L’unico titolo italiano in concorso alla 65ma Berlinale, diretto dall’esordiente Laura Bispuri e con Alba Rohrwacher splendida protagonista anche a Berlino dopo aver trionfato a Cannes, con la sorella Alice, e a Venezia, con il compagno Costanzo
C’è un sincero e caloroso applauso ad accogliere Vergine giurata, l’unico titolo italiano in concorso alla 65ma Berlinale, diretto dall’esordiente Laura Bispuri e con Alba Rohrwacher splendida protagonista anche a Berlino dopo aver trionfato a Cannes (con la sorella Alice) e a Venezia (con il compagno Costanzo).
“Alba parla albanese come una madrelingua, e con il tipico accento delle zone di montagna. Ma come ha fatto?” chiede una cronista albanese al gruppo di giornalisti tricolore seduti al suo fianco alla conferenza stampa. E accanto alla stampa albanese, la più ostica rispetto all’accettazione del film visto il suo tema, l’accoglienza positiva ha raccolto i consensi da svariati Paesi del mondo: dagli Stati Uniti al Messico, dalla Francia alla Spagna e all’ospitante Germania, tutti unanimi nel complimentarsi con la regista sul film.

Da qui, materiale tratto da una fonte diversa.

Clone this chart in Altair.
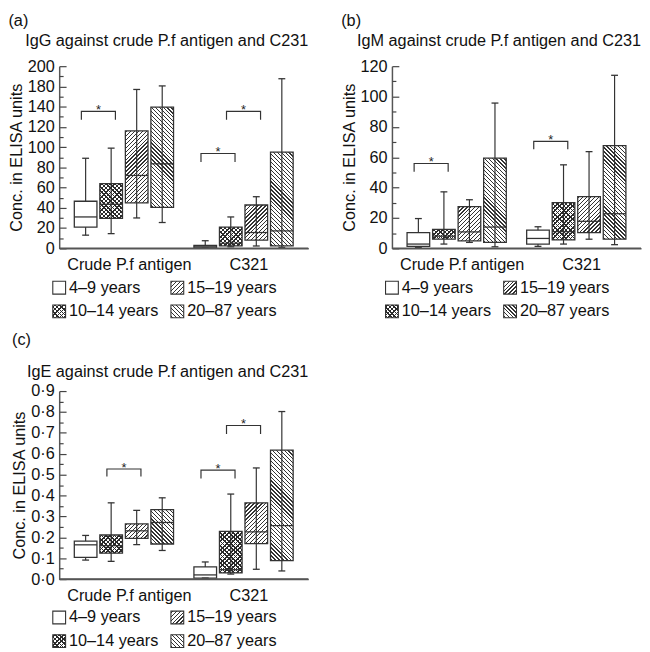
import json
import altair as alt

FONT = "Liberation Sans"
FS = 16.5
INK = "#333333"
W = 253            # plot width of each panel
BW = 23            # box width (px)
STEP = 27 / (W / 2)  # spacing of boxes, in group units
EXT = 4.5 / (W / 2)  # bracket overhang, in group units

GROUPS = ["Crude P.f antigen", "C321"]
AGES = ["4–9 years", "10–14 years", "15–19 years", "20–87 years"]
FILLS = ["open", "cross", "up", "down"]

# [min, q1, median, q3, max] for each age group
IGG_CRUDE = [[13, 21, 31, 46.5, 89], [14.5, 29.5, 43.5, 64, 99],
             [30, 45, 72, 116, 157], [25.5, 40.5, 83.5, 139.5, 160.5]]
IGG_C321 = [[0.3, 0.5, 1.5, 3, 7.5], [1.5, 2.3, 5, 21, 31],
            [2.3, 8.1, 15.6, 42.8, 51], [1, 2.3, 17.2, 95, 167.6]]
IGG_BRACKETS = [("Crude P.f antigen", "4–9 years", "10–14 years", 127, 135.3),
                ("C321", "4–9 years", "10–14 years", 85.3, 93.7),
                ("C321", "10–14 years", "15–19 years", 127, 135.3)]
IGG_TICKS = [0, 20, 40, 60, 80, 100, 120, 140, 160, 180]
IGG_LABELS = ["0", "20", "40", "60", "80", "100", "120", "140", "180", "200"]
IGG_MINOR = [10, 30, 50, 70, 90, 110, 130, 150, 170]

IGM_CRUDE = [[0.6, 1.3, 2.8, 10.3, 19.6], [2.8, 6, 8, 12.5, 37.2],
             [3.9, 4.9, 10.8, 27.5, 32], [1, 3.9, 14, 59.4, 95.7]]
IGM_C321 = [[1.3, 2.8, 6.5, 12, 14.2], [2.8, 5.6, 11, 30.1, 55],
            [6, 10.3, 17.8, 34, 63.7], [2.4, 6, 22.8, 67.7, 114]]
IGM_BRACKETS = [("Crude P.f antigen", "4–9 years", "10–14 years", 50.5, 55.9),
                ("C321", "4–9 years", "10–14 years", 65.2, 70.5)]
IGM_TICKS = [0, 20, 40, 60, 80, 100, 120]
IGM_LABELS = ["0", "20", "40", "60", "80", "100", "120"]
IGM_MINOR = [10, 30, 50, 70, 90, 110]

IGE_CRUDE = [[0.091, 0.104, 0.164, 0.182, 0.209], [0.085, 0.124, 0.16, 0.211, 0.365],
             [0.165, 0.195, 0.231, 0.264, 0.329], [0.137, 0.168, 0.271, 0.333, 0.389]]
IGE_C321 = [[0.005, 0.005, 0.02, 0.058, 0.082], [0.024, 0.03, 0.045, 0.228, 0.407],
            [0.047, 0.17, 0.226, 0.365, 0.532], [0.039, 0.088, 0.256, 0.617, 0.802]]
IGE_BRACKETS = [("Crude P.f antigen", "10–14 years", "15–19 years", 0.491, 0.527),
                ("C321", "4–9 years", "10–14 years", 0.481, 0.522),
                ("C321", "10–14 years", "15–19 years", 0.694, 0.735)]
IGE_TICKS = [0, 0.1, 0.2, 0.3, 0.4, 0.5, 0.6, 0.7, 0.8, 0.9]
IGE_LABELS = ["0·0", "0·1", "0·2", "0·3", "0·4", "0·5", "0·6", "0·7", "0·8", "0·9"]
IGE_MINOR = [0.05, 0.15, 0.25, 0.35, 0.45, 0.55, 0.65, 0.75, 0.85]

CLEAR = "rgba(255,255,255,0)"


def hatch(w, h, kind, period, duty, color=INK):
    """Diagonal stripes as a hard-stop linear gradient in box units."""
    k = (w + h) / (w * w + h * h)
    if kind == "up":
        g = {"x1": 0, "y1": 0, "x2": k * w, "y2": k * h}
    else:
        g = {"x1": 0, "y1": 1, "x2": k * w, "y2": 1 - k * h}
    L = w + h
    stops = [{"offset": 0, "color": CLEAR}]
    c = period * 0.3
    while c < L:
        a = round(c / L, 5)
        b = round(min((c + duty * period) / L, 1), 5)
        stops += [{"offset": a, "color": CLEAR}, {"offset": a, "color": color},
                  {"offset": b, "color": color}, {"offset": b, "color": CLEAR}]
        c += period
    stops.append({"offset": 1, "color": CLEAR})
    return {"gradient": "linear", **g, "stops": stops}


def fills(kind, w, h):
    if kind == "open":
        return "#ffffff", None
    if kind == "cross":
        return (hatch(w, h, "up", 4.4, 0.36, "#2a2a2a"),
                hatch(w, h, "down", 4.4, 0.36, "#2a2a2a"))
    return hatch(w, h, kind, 4.0, 0.33), None


def pos(g, a):
    return g + (a - 1.5) * STEP


def panel(label, title, stats, brackets, ymax, ticks, labels, minors, H,
          toff, loff, legsp):
    recs = []
    for g, grp in enumerate(GROUPS):
        for a, age in enumerate(AGES):
            lo, q1, med, q3, hi = stats[g][a]
            h = max((q3 - q1) * H / ymax, 1.0)
            f1, f2 = fills(FILLS[a], BW, h)
            recs.append(dict(group=grp, age=age, pos=pos(g, a), lo=lo, q1=q1,
                             med=med, q3=q3, hi=hi, f1=f1, f2=f2))
    path, stars = [], []
    for i, (grp, a1, a2, bottom, top) in enumerate(brackets):
        g = GROUPS.index(grp)
        x1 = pos(g, AGES.index(a1)) - EXT
        x2 = pos(g, AGES.index(a2)) + EXT
        for s, (bx, by) in enumerate([(x1, bottom), (x1, top), (x2, top), (x2, bottom)]):
            path.append(dict(id=i, seq=s, bx=bx, by=by))
        stars.append(dict(mx=(x1 + x2) / 2, top=top))

    xs = alt.Scale(domain=[-0.5, 1.5], nice=False, zero=False)
    ys = alt.Scale(domain=[0, ymax], nice=False, zero=True)
    lab_expr = f"{json.dumps(labels)}[indexof({json.dumps(ticks)}, datum.value)]"
    x_axis = alt.Axis(values=[0, 1], labelExpr=f"{json.dumps(GROUPS)}[datum.value]",
                      ticks=False, tickSize=0, labelPadding=9, labelOffset=5,
                      labelFlush=False, title=None, grid=False, domain=True,
                      domainColor="#555", domainWidth=1.5)

    def X(field):
        return alt.X(field, scale=xs, axis=x_axis)

    base = alt.Chart(alt.Data(values=recs))

    whisk = base.mark_rule(color=INK, strokeWidth=1.2, opacity=1).encode(
        x=X("pos:Q"),
        y=alt.Y("lo:Q", scale=ys, axis=alt.Axis(orient="right", offset=-W, values=ticks,
                                                labels=False, domain=False, tickSize=7,
                                                title=None, grid=False)),
        y2="hi:Q")
    box1 = base.mark_bar(size=BW, strokeWidth=0, opacity=1).encode(
        x=X("pos:Q"),
        y=alt.Y("q1:Q", scale=ys,
                axis=alt.Axis(orient="left", values=ticks, labelExpr=lab_expr,
                              title="Conc. in ELISA units", ticks=False, tickSize=0,
                              labelPadding=5, titlePadding=3, grid=False,
                              labelOverlap=False)),
        y2="q3:Q",
        fill=alt.Fill("f1:N", scale=None))
    box2 = base.transform_filter("datum.f2 != null").mark_bar(
        size=BW, strokeWidth=0, opacity=1).encode(
        x=X("pos:Q"), y=alt.Y("q1:Q", scale=ys, axis=None), y2="q3:Q",
        fill=alt.Fill("f2:N", scale=None))
    outline = base.mark_bar(size=BW, fillOpacity=0, stroke=INK, strokeWidth=1.3,
                            opacity=1).encode(
        x=X("pos:Q"), y=alt.Y("q1:Q", scale=ys, axis=None), y2="q3:Q")
    med = base.mark_tick(orient="horizontal", size=BW, thickness=1.3, color=INK,
                         opacity=1).encode(
        x=X("pos:Q"), y=alt.Y("med:Q", scale=ys, axis=None))
    cap_lo = base.mark_tick(orient="horizontal", size=7, thickness=1.3, color=INK,
                            opacity=1).encode(
        x=X("pos:Q"),
        y=alt.Y("lo:Q", scale=ys, axis=alt.Axis(orient="right", offset=-W, values=minors,
                                                labels=False, domain=False, tickSize=4,
                                                title=None, grid=False)))
    cap_hi = base.mark_tick(orient="horizontal", size=7, thickness=1.3, color=INK,
                            opacity=1).encode(
        x=X("pos:Q"), y=alt.Y("hi:Q", scale=ys, axis=None))
    brk = alt.Chart(alt.Data(values=path)).mark_line(color=INK, strokeWidth=1.2,
                                                      opacity=1).encode(
        x=X("bx:Q"), y=alt.Y("by:Q", scale=ys, axis=None),
        detail="id:N", order="seq:O")
    star = alt.Chart(alt.Data(values=stars)).mark_text(
        text="*", fontSize=13, baseline="alphabetic", dy=3, color="#222").encode(
        x=X("mx:Q"), y=alt.Y("top:Q", scale=ys, axis=None))
    # x-axis base line along zero
    baseline = alt.Chart(alt.Data(values=[{"zero": 0}])).mark_rule(
        color="#555555", strokeWidth=1.6, opacity=1).encode(
        y=alt.Y("zero:Q", scale=ys, axis=None), x=alt.value(0), x2=alt.value(W))

    plot = alt.layer(whisk, box1, box2, outline, med, cap_lo, cap_hi, brk, star,
                     baseline).properties(
        width=W, height=H,
        title=alt.TitleParams(title, anchor="end", frame="group", offset=toff))

    leg = []
    for a, age in enumerate(AGES):
        f1, f2 = fills(FILLS[a], 13, 13)
        leg.append(dict(age=age, col=a // 2, row=a % 2, f1=f1, f2=f2))
    lb = alt.Chart(alt.Data(values=leg)).encode(
        x=alt.X("col:O", scale=alt.Scale(type="point", padding=0), axis=None),
        y=alt.Y("row:O", scale=alt.Scale(type="point", padding=0), axis=None))
    sw1 = lb.mark_square(size=169, strokeWidth=0, opacity=1).encode(
        fill=alt.Fill("f1:N", scale=None))
    sw2 = lb.transform_filter("datum.f2 != null").mark_square(
        size=169, strokeWidth=0, opacity=1).encode(fill=alt.Fill("f2:N", scale=None))
    swo = lb.mark_square(size=169, filled=False, stroke=INK, strokeWidth=1.1, opacity=1)
    txt = lb.mark_text(align="left", baseline="middle", dx=10, fontSize=FS,
                       color="#111").encode(text="age:N")
    legend = alt.layer(sw1, sw2, swo, txt).properties(width=120, height=24)

    return alt.vconcat(plot, legend, spacing=legsp,
                       title=alt.TitleParams(label, anchor="start", offset=loff))


pa = panel("(a)", "IgG against crude P.f antigen and C231", [IGG_CRUDE, IGG_C321],
           IGG_BRACKETS, 180, IGG_TICKS, IGG_LABELS, IGG_MINOR, 185, 9, 4, 5)
pb = panel("(b)", "IgM against crude P.f antigen and C231", [IGM_CRUDE, IGM_C321],
           IGM_BRACKETS, 120, IGM_TICKS, IGM_LABELS, IGM_MINOR, 185, 9, 4, 5)
pc = panel("(c)", "IgE against crude P.f antigen and C231", [IGE_CRUDE, IGE_C321],
           IGE_BRACKETS, 0.9, IGE_TICKS, IGE_LABELS, IGE_MINOR, 191, 3, 16, 4)

chart = alt.vconcat(alt.hconcat(pa, pb, spacing=32), pc, spacing=12).properties(
    padding=0
).configure_view(stroke=None).configure_axis(
    labelFont=FONT, titleFont=FONT, labelFontSize=FS, titleFontSize=FS,
    labelColor="#111", titleColor="#111", titleFontWeight="normal",
    domainColor="#555", domainWidth=1.5, tickColor="#444", tickWidth=1.2, grid=False
).configure_title(
    font=FONT, fontSize=FS, fontWeight="normal", color="#111"
).configure_text(font=FONT)

chart.save("out.html", embed_options={"renderer": "svg", "actions": False})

Il segno è che Vergine giurata è stato recepito a Berlino quale opera dal respiro universale, benché racconti il minimalismo di Hana, una giovane donna albanese che applica una locale legge arcaica (il Kanun) per diventare una “vergine giurata” (Burneshat) cioè un “uomo” inteso come diritti insiti nel sistema patriarcale vigente nelle remote regioni dell’Albania montana. Hana “si trasforma” dunque in Mark e in quanto “uomo” si veste come tale, beve e fuma, lavora in una fonderia. Dovrà rinunciare per sempre al sesso. A un certo punto Mark decide di andarsene dall’Albania e raggiungere la sorella in Italia dove risiede, sposata e madre di una ragazzina. È qui che Mark torna ad essere Hana, trovando anche l’amore.
Vergine giurata è – con evidenza – un film sul corpo, sulle sue mutazioni, privazioni e acquisizioni. Ed è anche un film sulla condizione femminile, ben espressa dalla pratica del nuoto sincronizzato da parte della nipote: “Uno sport metafora della perfezione con cui la donna è costretta ad apparire magnifica e sorridente dopo aver compiuto invisibili fatiche immani, sott’acqua. È un chiaro limite ancora presente almeno nel nostro Paese rispetto alla concezione della donna”.
La regista romana, classe 1977, ha liberamente ispirato soggetto e sceneggiatura (coscritti con Francesca Manieri) all’omonimo romanzo di Elvira Dones (Feltrinelli Ed, 2007) e per prepararsi al film (selezionato a livello progettuale dall’Atelier Cinéfondation di Cannes) si è letteralmente immersa a 360° nel territorio umano e culturale albanese. “Lunghe permanenze, letteratura, musica, cibo e incontri con le famiglie della zona ed anche con vergini giurate”.
La parole d’ordine con cui sia Bispuri che Rohrwacher hanno avvicinato le non facili popolazioni dell’Albania profonda e dalle usanze primitive (“ci siamo recati in un luogo sperduto in cui l’unica strada asfaltata presente a un certo punto finiva tra le montagne. La gente non ha automobili, si muove a piedi o a cavallo”) sono state “pudore e rispetto”. “Non facevamo domande, cercavamo di capire osservando e stando bene ad ascoltare i loro racconti” spiega Alba, che ha studiato l’albanese in due mesi di full immersion. Tra regista e attrice è scattata subito un’intesa simbiotica, tanto che per Laura “Hana/Mark non poteva che essere Alba”. Bispuri e Rohrwacher non hanno dubbi nel descrivere le vergini giurate – una di loro compare anche nel film – quali meravigliose “creature di mezzo”, imbrigliate in una prigionia ancestrale, immerse nella povertà assoluta. “Per fortuna il rituale, che si basa su un giuramento inscindibile, sta svanendo oggi”. Tre anni e mezzo di lavorazione e tanta fatica finalmente appagata dalla selezione in concorso al Festival di Berlino: Vergine giurata sarà presto visibile agli italiani uscendo prossimamente nelle sale grazie a Istituto Cinecittà-Luce.